__Short exercise__: Lines containing the word "this" are to be located and copied.
— start Data for the task —
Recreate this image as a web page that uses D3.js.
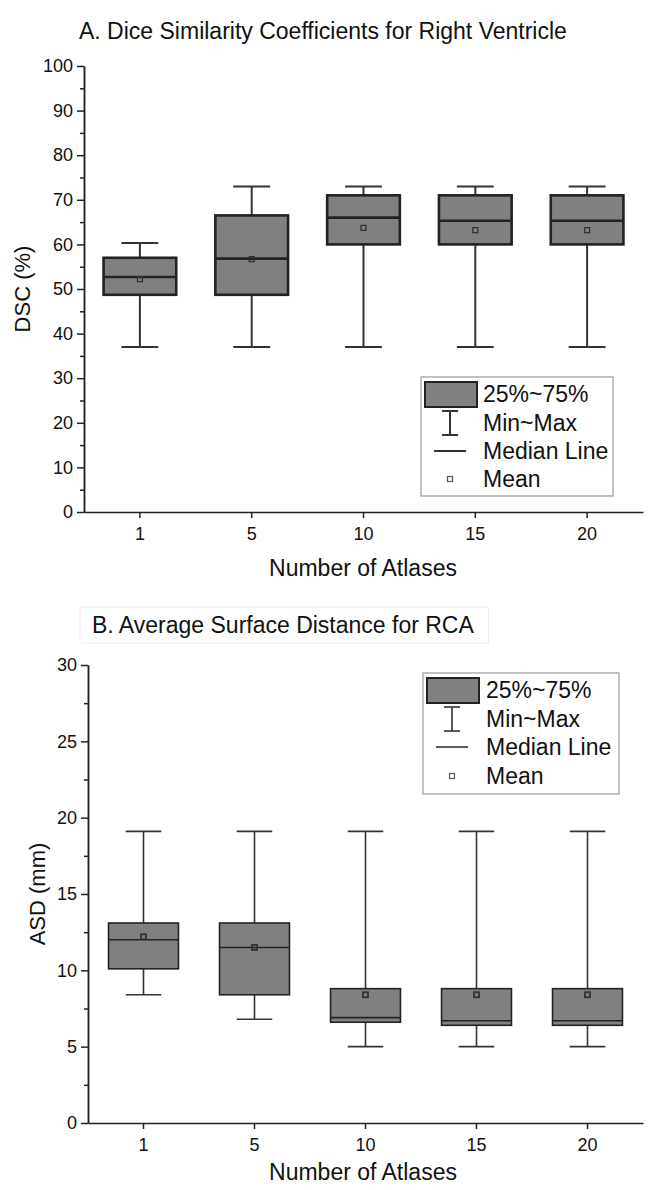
<!DOCTYPE html>
<meta charset="utf-8">
<style>
body { margin: 0; background: #fff; }
text { font-family: "Liberation Sans", Arial, sans-serif; fill: #111; }
.axis path, .axis line { stroke: #222; stroke-width: 1.5px; }
.axis text { font-family: "Liberation Sans", Arial, sans-serif; font-size: 18px; fill: #111; }
</style>
<svg width="653" height="1190"></svg>
<script src="https://d3js.org/d3.v7.min.js"></script>
<script>

var atlases = ["1", "5", "10", "15", "20"];

// panel A, DSC (%)
var dscMin  = [37, 37, 37, 37, 37];
var dscQ1   = [48.7, 48.7, 60, 60, 60];
var dscMed  = [52.7, 56.8, 66, 65.3, 65.3];
var dscMean = [52.2, 56.7, 63.7, 63.2, 63.2];
var dscQ3   = [57, 66.5, 71, 71, 71];
var dscMax  = [60.3, 73, 73, 73, 73];
var dscTicks = [0, 10, 20, 30, 40, 50, 60, 70, 80, 90, 100];
var dscMinor = [5, 15, 25, 35, 45, 55, 65, 75, 85, 95];

// panel B, ASD (mm)
var asdMin  = [8.4, 6.8, 5.0, 5.0, 5.0];
var asdQ1   = [10.1, 8.4, 6.6, 6.4, 6.4];
var asdMed  = [12.0, 11.5, 6.9, 6.7, 6.7];
var asdMean = [12.2, 11.5, 8.4, 8.4, 8.4];
var asdQ3   = [13.1, 13.1, 8.8, 8.8, 8.8];
var asdMax  = [19.1, 19.1, 19.1, 19.1, 19.1];
var asdTicks = [0, 5, 10, 15, 20, 25, 30];
var asdMinor = [2.5, 7.5, 12.5, 17.5, 22.5, 27.5];

var legendLabels = ["25%~75%", "Min~Max", "Median Line", "Mean"];

var svg = d3.select("svg");
var fillGray = "#808080";

function panel(o) {
  var g = svg.append("g");
  var x = d3.scaleBand().domain(atlases).range([o.left, 643]);
  var y = d3.scaleLinear().domain(o.domain).range([o.bottom, o.top]);
  var bw = x.bandwidth() * o.boxFrac;
  var cw = x.bandwidth() * o.capFrac;

  // title
  var t = g.append("text").attr("x", o.titleX).attr("y", o.titleY)
    .style("font-size", "23px").text(o.title);
  if (o.titleBox) {
    var bb = t.node().getBBox();
    g.insert("rect", "text").attr("x", bb.x - 12).attr("y", bb.y - 5)
      .attr("width", bb.width + 26).attr("height", bb.height + 10)
      .attr("fill", "none").attr("stroke", "#eeeeee");
  }

  // axes
  g.append("g").attr("class", "axis")
    .attr("transform", "translate(" + o.left + ",0)")
    .call(d3.axisLeft(y).tickValues(o.ticks).tickSize(7).tickSizeOuter(0).tickPadding(4));
  g.append("g").attr("class", "axis")
    .attr("transform", "translate(" + o.left + ",0)")
    .call(d3.axisLeft(y).tickValues(o.minor).tickSize(4).tickFormat("").tickSizeOuter(0));
  g.append("g").attr("class", "axis")
    .attr("transform", "translate(0," + o.bottom + ")")
    .call(d3.axisBottom(x).tickSize(6).tickSizeOuter(0).tickPadding(9));

  g.append("text").attr("x", 363).attr("y", o.bottom + o.xlabDy)
    .attr("text-anchor", "middle").style("font-size", "23px").text("Number of Atlases");
  g.append("text")
    .attr("transform", "translate(" + o.ylabX + "," + (o.top + o.bottom) / 2 + ") rotate(-90)")
    .attr("text-anchor", "middle").style("font-size", "22px").text(o.ylabel);

  // boxes
  var idx = d3.range(atlases.length);
  var cx = function(i) { return x(atlases[i]) + x.bandwidth() / 2; };
  var box = g.selectAll(".box").data(idx).enter().append("g");
  box.append("line")
    .attr("x1", cx).attr("x2", cx)
    .attr("y1", function(i) { return y(o.max[i]); })
    .attr("y2", function(i) { return y(o.min[i]); })
    .attr("stroke", "#333").attr("stroke-width", o.wsw);
  [o.max, o.min].forEach(function(arr) {
    box.append("line")
      .attr("x1", function(i) { return cx(i) - cw / 2; })
      .attr("x2", function(i) { return cx(i) + cw / 2; })
      .attr("y1", function(i) { return y(arr[i]); })
      .attr("y2", function(i) { return y(arr[i]); })
      .attr("stroke", "#333").attr("stroke-width", o.wsw);
  });
  box.append("rect")
    .attr("x", function(i) { return cx(i) - bw / 2; })
    .attr("width", bw)
    .attr("y", function(i) { return y(o.q3[i]); })
    .attr("height", function(i) { return y(o.q1[i]) - y(o.q3[i]); })
    .attr("fill", fillGray).attr("stroke", "#222").attr("stroke-width", o.bsw);
  box.append("line")
    .attr("x1", function(i) { return cx(i) - bw / 2; })
    .attr("x2", function(i) { return cx(i) + bw / 2; })
    .attr("y1", function(i) { return y(o.med[i]); })
    .attr("y2", function(i) { return y(o.med[i]); })
    .attr("stroke", "#222").attr("stroke-width", o.bsw);
  box.append("rect")
    .attr("x", function(i) { return cx(i) - 2.5; })
    .attr("y", function(i) { return y(o.mean[i]) - 2.5; })
    .attr("width", 5).attr("height", 5)
    .attr("fill", "none").attr("stroke", "#333").attr("stroke-width", o.msw);

  // legend
  var L = o.legend;
  var lg = g.append("g");
  lg.append("rect").attr("x", L.x).attr("y", L.y).attr("width", L.w).attr("height", L.h)
    .attr("fill", "#fff").attr("stroke", "#999").attr("stroke-width", 1.2);
  var ic = L.x + 29;
  lg.append("rect").attr("x", L.x + 4).attr("y", L.y + 5).attr("width", 52).attr("height", 25)
    .attr("fill", fillGray).attr("stroke", "#222").attr("stroke-width", 2);
  var r2 = L.y + L.rows[1];
  lg.append("line").attr("x1", ic).attr("x2", ic).attr("y1", r2 - 12).attr("y2", r2 + 12)
    .attr("stroke", "#333").attr("stroke-width", o.wsw);
  [r2 - 12, r2 + 12].forEach(function(yy) {
    lg.append("line").attr("x1", ic - 8).attr("x2", ic + 8).attr("y1", yy).attr("y2", yy)
      .attr("stroke", "#333").attr("stroke-width", o.wsw);
  });
  var r3 = L.y + L.rows[2];
  lg.append("line").attr("x1", ic - 16).attr("x2", ic + 16).attr("y1", r3).attr("y2", r3)
    .attr("stroke", "#333").attr("stroke-width", o.wsw);
  var r4 = L.y + L.rows[3];
  lg.append("rect").attr("x", ic - 2.5).attr("y", r4 - 2.5).attr("width", 5).attr("height", 5)
    .attr("fill", "none").attr("stroke", "#555").attr("stroke-width", 1.2);
  lg.selectAll(".lt").data(legendLabels).enter().append("text")
    .attr("x", L.x + L.tx)
    .attr("y", function(d, i) { return L.y + L.rows[i] + 8; })
    .style("font-size", "23px").text(function(d) { return d; });
}

panel({
  title: "A. Dice Similarity Coefficients for Right Ventricle",
  titleX: 79, titleY: 39, titleBox: false,
  ylabel: "DSC (%)", ylabX: 30,
  left: 84, top: 66, bottom: 512, xlabDy: 64,
  domain: [0, 100], ticks: dscTicks, minor: dscMinor,
  min: dscMin, q1: dscQ1, med: dscMed, mean: dscMean, q3: dscQ3, max: dscMax,
  boxFrac: 0.65, capFrac: 0.33, bsw: 2.6, wsw: 2, msw: 1.3,
  legend: { x: 421, y: 377, w: 192, h: 119, tx: 62, rows: [17, 46, 74, 102] }
});

panel({
  title: "B. Average Surface Distance for RCA",
  titleX: 92, titleY: 633, titleBox: true,
  ylabel: "ASD (mm)", ylabX: 45,
  left: 88, top: 665, bottom: 1123, xlabDy: 57,
  domain: [0, 30], ticks: asdTicks, minor: asdMinor,
  min: asdMin, q1: asdQ1, med: asdMed, mean: asdMean, q3: asdQ3, max: asdMax,
  boxFrac: 0.63, capFrac: 0.32, bsw: 1.6, wsw: 1.6, msw: 1.8,
  legend: { x: 423, y: 673, w: 196, h: 121, tx: 63, rows: [17, 46, 74, 103] }
});

</script>
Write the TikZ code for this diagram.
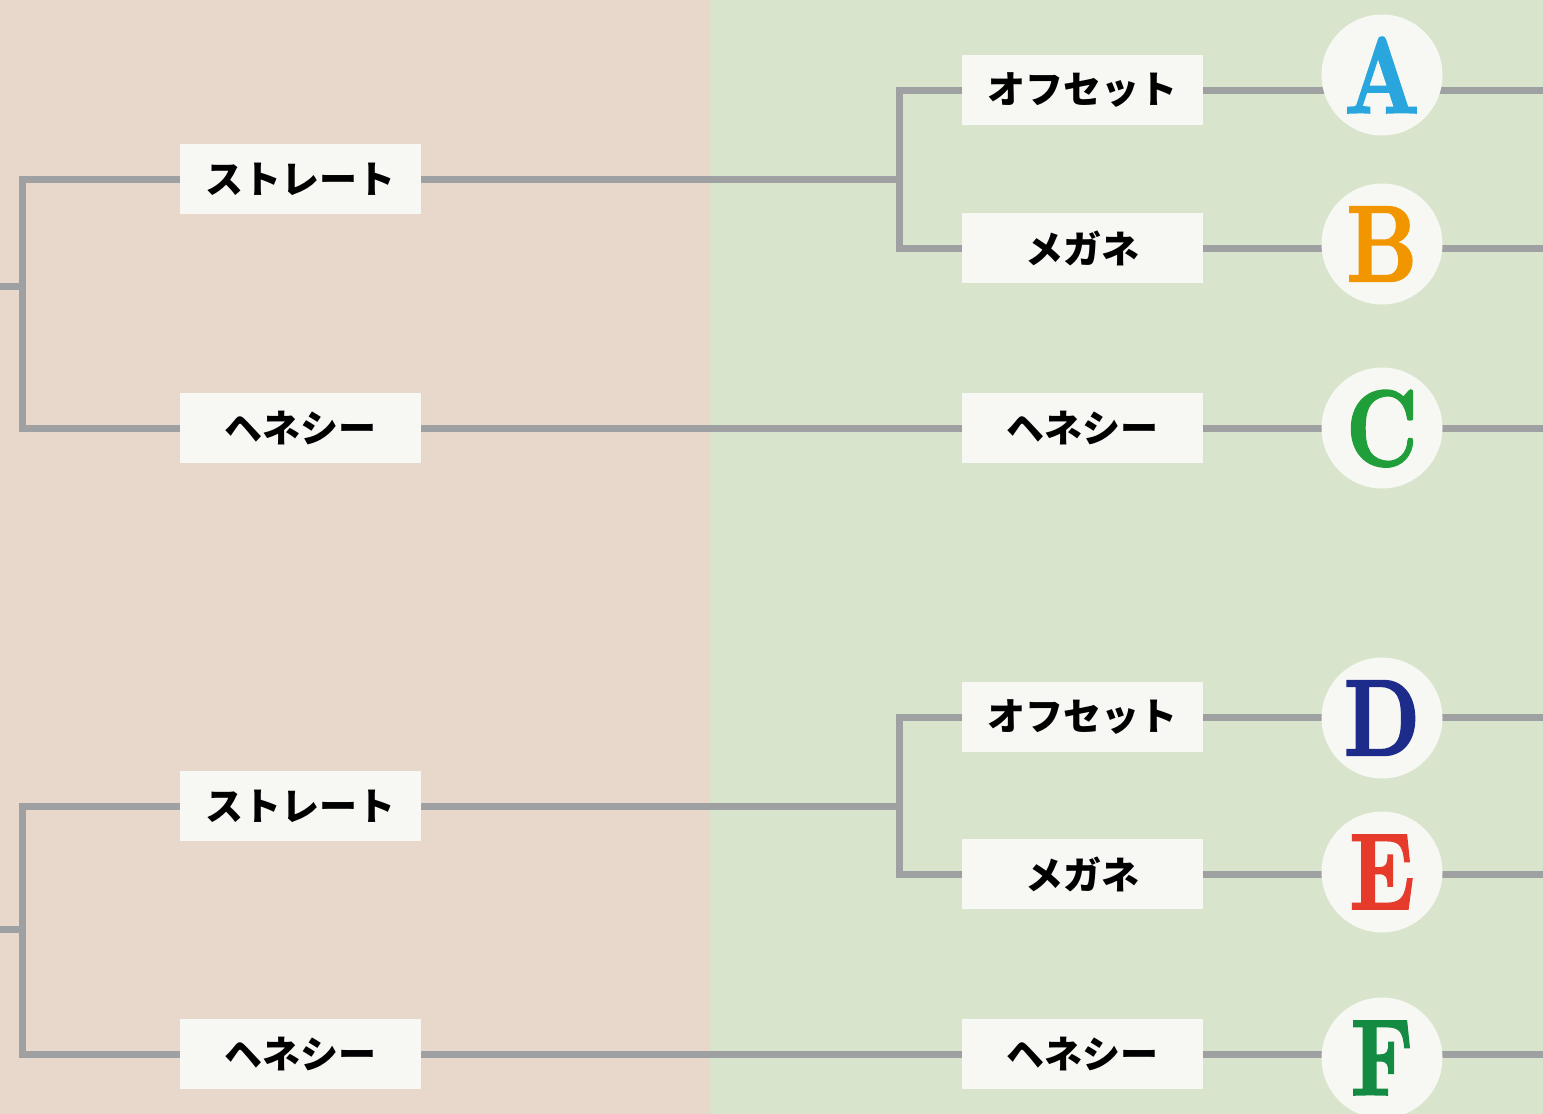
— end Data for the task —
__Response below__:
Recreate this image as a web page that uses D3.js.
Write the TikZ code for this diagram.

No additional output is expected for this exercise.